Directions:
Search the data for the string "chart" and gather each line it is in.

Stored rows:
········

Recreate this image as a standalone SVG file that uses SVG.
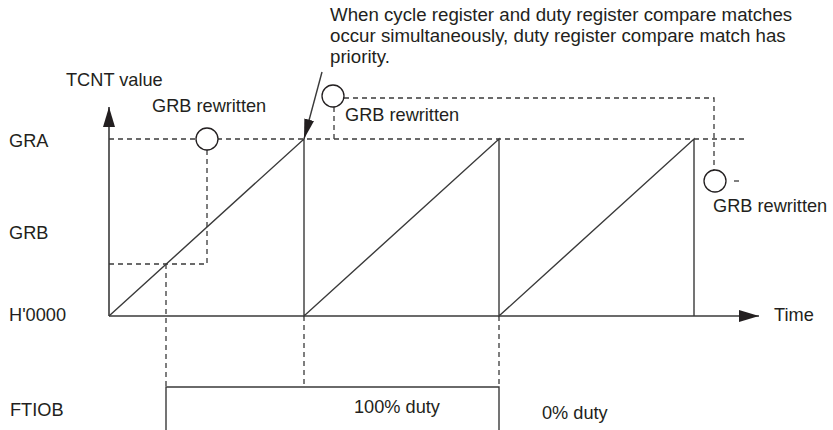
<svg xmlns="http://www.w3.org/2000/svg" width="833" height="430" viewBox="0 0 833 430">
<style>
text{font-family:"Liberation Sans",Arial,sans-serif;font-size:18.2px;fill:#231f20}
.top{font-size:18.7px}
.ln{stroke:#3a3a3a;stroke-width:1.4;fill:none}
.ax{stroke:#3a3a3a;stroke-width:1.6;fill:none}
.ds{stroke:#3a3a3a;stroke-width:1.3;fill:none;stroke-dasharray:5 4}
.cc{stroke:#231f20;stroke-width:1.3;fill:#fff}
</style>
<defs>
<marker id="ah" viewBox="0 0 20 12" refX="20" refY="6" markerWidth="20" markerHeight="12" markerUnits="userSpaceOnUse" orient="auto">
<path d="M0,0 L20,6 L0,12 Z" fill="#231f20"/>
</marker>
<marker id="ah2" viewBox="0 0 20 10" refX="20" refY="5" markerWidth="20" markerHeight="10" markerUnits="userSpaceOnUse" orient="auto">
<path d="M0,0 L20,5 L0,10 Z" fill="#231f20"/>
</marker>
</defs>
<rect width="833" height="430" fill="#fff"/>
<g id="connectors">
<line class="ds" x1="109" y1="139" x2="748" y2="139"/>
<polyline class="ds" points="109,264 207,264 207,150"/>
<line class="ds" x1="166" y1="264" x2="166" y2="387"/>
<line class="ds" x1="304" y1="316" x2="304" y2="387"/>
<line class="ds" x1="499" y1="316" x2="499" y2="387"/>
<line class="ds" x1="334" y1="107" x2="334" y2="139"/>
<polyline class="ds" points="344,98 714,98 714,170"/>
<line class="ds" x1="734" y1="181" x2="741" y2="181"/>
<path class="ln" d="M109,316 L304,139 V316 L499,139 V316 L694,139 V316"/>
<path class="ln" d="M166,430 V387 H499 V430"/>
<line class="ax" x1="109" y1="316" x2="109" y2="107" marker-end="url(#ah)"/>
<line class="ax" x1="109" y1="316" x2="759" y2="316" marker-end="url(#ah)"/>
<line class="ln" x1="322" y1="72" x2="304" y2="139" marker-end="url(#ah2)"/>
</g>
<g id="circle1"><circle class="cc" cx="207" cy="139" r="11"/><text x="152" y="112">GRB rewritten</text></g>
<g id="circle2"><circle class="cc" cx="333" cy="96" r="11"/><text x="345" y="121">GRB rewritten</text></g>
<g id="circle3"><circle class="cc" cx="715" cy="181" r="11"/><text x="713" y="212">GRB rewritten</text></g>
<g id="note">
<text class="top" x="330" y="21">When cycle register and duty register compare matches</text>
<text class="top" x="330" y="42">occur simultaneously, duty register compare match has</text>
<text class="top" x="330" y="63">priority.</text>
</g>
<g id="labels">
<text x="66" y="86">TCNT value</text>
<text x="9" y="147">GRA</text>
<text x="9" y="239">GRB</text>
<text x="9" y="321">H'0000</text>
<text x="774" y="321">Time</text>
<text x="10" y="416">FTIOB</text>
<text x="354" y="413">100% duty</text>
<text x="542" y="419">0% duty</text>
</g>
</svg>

········

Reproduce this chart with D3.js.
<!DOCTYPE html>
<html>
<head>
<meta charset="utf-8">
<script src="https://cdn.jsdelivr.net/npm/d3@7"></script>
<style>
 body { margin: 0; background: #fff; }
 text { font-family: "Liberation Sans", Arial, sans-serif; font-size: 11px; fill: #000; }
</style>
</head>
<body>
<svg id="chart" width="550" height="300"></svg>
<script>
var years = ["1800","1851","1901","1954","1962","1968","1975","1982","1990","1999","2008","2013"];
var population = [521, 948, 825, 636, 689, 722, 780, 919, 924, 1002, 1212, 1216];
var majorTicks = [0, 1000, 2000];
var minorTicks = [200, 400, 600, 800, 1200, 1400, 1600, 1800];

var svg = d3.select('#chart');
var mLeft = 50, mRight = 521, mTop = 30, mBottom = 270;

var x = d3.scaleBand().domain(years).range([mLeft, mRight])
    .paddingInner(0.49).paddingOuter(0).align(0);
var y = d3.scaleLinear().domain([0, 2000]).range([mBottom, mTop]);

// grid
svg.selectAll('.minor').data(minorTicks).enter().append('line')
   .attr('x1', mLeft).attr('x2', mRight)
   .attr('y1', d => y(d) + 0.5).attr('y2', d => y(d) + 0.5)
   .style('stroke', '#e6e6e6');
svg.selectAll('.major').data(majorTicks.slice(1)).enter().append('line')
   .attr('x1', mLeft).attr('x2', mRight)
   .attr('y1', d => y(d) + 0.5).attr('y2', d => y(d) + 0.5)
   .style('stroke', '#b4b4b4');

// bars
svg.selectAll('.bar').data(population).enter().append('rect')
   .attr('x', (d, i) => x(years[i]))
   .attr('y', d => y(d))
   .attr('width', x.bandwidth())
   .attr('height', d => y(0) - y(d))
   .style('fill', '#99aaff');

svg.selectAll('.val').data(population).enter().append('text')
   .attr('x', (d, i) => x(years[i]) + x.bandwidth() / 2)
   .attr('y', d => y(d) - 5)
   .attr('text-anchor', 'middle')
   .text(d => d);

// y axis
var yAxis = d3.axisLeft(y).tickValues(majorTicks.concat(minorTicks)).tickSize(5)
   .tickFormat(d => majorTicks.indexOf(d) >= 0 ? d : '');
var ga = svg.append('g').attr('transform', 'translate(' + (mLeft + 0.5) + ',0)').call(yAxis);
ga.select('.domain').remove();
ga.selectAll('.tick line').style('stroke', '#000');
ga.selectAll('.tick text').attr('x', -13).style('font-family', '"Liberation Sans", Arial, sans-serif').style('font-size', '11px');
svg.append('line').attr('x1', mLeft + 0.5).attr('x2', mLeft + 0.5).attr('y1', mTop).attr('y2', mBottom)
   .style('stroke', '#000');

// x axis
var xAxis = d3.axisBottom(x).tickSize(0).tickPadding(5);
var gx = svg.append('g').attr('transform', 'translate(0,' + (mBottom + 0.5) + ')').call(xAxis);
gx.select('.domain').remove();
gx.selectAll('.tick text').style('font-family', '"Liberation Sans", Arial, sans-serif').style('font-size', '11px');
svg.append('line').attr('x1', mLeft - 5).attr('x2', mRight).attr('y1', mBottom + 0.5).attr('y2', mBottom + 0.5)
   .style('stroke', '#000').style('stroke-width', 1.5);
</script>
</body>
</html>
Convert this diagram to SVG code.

········

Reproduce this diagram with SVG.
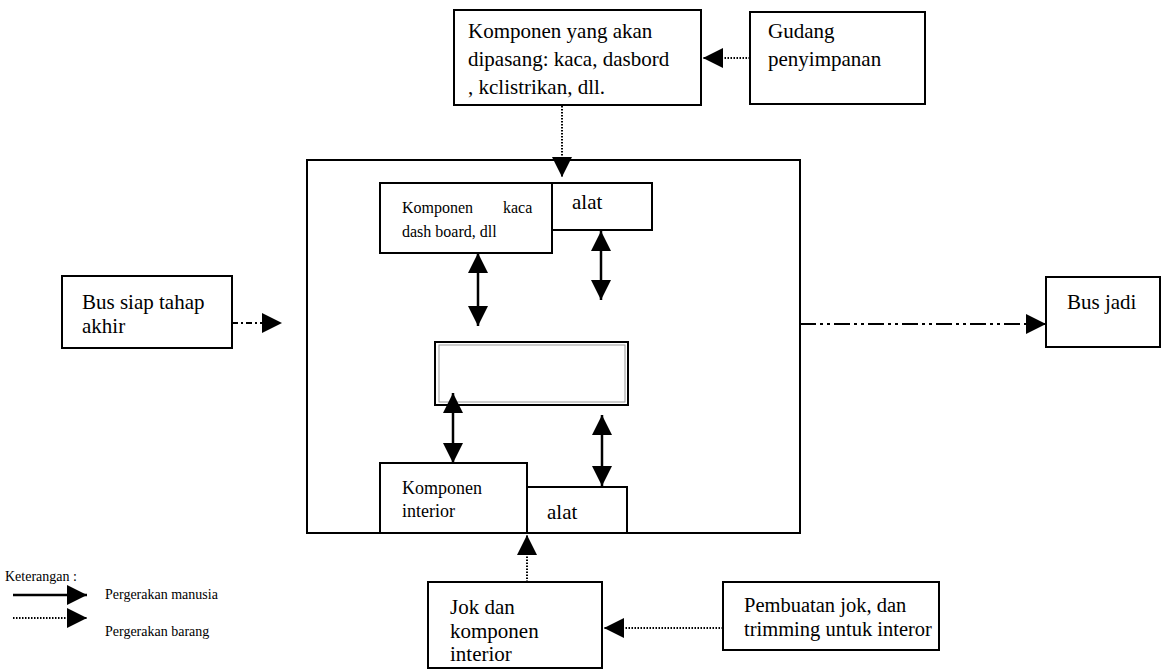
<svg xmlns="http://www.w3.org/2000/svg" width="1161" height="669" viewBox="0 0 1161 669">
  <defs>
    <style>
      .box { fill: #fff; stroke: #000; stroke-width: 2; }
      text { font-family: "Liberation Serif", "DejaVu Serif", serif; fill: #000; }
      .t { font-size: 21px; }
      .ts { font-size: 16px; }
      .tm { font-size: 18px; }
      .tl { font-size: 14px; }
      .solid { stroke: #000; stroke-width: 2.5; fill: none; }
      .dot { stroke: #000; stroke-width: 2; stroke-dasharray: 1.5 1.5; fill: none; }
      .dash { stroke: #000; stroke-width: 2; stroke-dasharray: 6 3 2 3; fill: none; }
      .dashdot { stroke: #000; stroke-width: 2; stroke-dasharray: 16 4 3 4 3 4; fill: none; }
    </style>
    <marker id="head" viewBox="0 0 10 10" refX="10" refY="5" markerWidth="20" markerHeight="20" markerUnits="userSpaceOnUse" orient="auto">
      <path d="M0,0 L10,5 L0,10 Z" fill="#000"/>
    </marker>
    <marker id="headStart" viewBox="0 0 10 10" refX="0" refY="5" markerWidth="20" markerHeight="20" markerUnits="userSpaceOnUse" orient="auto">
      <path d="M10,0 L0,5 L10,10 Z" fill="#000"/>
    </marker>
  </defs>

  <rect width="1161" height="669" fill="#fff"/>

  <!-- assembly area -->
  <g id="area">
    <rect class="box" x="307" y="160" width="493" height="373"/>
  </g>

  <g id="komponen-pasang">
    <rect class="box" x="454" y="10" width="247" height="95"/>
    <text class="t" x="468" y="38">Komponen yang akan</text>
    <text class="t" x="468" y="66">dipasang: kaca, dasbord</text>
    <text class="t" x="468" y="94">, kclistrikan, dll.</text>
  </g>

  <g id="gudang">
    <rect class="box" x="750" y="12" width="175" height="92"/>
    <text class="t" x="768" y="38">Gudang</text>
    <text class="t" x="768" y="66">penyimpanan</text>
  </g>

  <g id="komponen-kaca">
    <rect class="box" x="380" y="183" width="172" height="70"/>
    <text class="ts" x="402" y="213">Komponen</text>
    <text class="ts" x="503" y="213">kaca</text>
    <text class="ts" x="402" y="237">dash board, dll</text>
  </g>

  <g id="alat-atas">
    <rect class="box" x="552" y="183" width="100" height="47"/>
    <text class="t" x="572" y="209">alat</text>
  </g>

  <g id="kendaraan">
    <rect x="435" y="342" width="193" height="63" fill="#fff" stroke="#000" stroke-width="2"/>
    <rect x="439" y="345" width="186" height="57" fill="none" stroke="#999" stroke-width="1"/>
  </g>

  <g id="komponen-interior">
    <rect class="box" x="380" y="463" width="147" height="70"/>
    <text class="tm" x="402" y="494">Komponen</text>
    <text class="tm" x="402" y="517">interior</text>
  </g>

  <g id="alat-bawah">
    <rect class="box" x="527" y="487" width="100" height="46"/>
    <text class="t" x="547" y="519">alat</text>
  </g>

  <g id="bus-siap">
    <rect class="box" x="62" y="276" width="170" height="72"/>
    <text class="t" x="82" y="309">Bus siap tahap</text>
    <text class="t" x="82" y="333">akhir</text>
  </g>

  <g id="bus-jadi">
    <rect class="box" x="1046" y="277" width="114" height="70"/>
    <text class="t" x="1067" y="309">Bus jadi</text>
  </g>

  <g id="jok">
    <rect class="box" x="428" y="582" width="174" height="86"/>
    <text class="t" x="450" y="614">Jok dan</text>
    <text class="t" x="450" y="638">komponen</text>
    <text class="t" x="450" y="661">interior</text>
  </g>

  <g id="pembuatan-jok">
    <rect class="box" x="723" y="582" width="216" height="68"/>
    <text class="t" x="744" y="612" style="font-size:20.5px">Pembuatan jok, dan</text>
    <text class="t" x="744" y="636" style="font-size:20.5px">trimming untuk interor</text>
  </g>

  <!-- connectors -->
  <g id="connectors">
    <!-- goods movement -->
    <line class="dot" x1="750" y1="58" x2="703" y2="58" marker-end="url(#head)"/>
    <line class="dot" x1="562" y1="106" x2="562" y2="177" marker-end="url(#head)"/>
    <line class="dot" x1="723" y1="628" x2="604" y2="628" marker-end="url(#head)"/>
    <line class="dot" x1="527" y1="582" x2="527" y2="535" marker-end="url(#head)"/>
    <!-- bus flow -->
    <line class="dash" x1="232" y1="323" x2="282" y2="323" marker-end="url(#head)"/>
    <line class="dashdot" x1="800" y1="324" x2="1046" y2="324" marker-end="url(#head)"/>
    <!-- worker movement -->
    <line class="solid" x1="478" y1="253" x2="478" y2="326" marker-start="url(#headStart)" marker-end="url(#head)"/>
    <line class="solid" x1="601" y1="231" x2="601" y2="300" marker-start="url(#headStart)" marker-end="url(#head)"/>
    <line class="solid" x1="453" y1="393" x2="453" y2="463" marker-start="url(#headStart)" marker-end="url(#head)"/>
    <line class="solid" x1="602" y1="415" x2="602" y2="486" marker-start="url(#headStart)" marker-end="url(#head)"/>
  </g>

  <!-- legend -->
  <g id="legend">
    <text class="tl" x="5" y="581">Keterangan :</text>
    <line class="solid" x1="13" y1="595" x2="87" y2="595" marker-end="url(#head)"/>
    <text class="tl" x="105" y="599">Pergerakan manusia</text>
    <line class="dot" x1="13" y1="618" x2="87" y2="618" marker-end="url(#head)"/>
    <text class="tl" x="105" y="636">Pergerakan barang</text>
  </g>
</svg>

········

Output below:
Reproduce this chart with D3.js.
<svg id="chart" width="550" height="300"></svg>
var svg = d3.select('#chart');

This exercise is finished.